If you’ve been using UNIX systems for a while (including Mac OS X, Linux or anything else remotely similar) you might know about the LANG environment variable. It’s used to select how your computer treats language-specific features. You can find out more than you ever wanted to know by looking here: http://pubs.opengroup.org/onlinepubs/009695399/basedefs/xbd_chap08.html

Mostly it doesn’t make much difference in your life, except there are two commonly used default settings. One common setting is LANG=C which enables some very old-fashioned standard-conforming details and allows an implementation to skip lots of fancy language processing code. Another common setting is LANG=en_US.UTF-8. That setting tells the various system functions in libc to expect strings to be in a rich text format.

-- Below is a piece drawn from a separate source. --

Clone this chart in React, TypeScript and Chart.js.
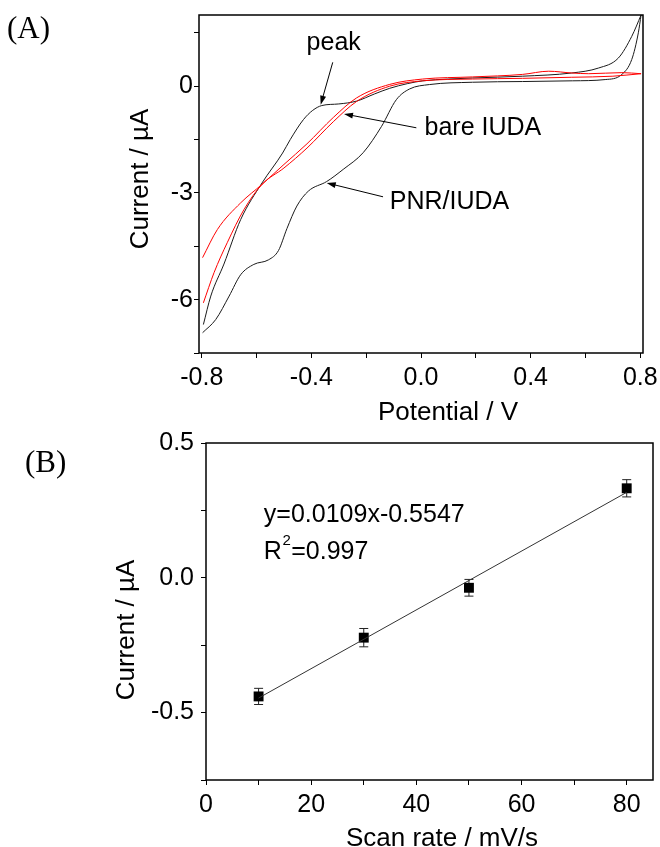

On the systems I use, it seems like the default is en_US.UTF-8. But I suspect that most people must have LANG=C somewhere in their 20-year old .login files, because I occasionally run into bugs where some script doesn’t work right unless you have LANG=C.

Here’s an example:

% mkdir test; cd test; touch Caa cbb
% export LANG=C
% echo [c-d]*
cbb
% export LANG=en_US.UTF-8
% echo [c-d]*
Caa cbb

So the range of characters from ‘c’ to ‘d’ includes the letter ‘C’ if you are in the en_US.UTF-8 locale. Ugh. It’s easy to get that wrong in your shell script someplace, and people do.

Here’s an easier way to show why that happens:

% mkdir test1; cd test1; touch a A b B c C;
% export LANG=C
% ls
A  B  C  a  b  c
% export LANG=en_US.UTF-8
% ls
a  A  b  B  c  C

So you can see the sort order of strings used by the ls command matches the character order that the shell uses to expand the character range construct of glob regular expressions. I suppose it’s consistent. But it’s one of the things that makes it a challenge to write shell scripts that are robust and portable to different user’s environments.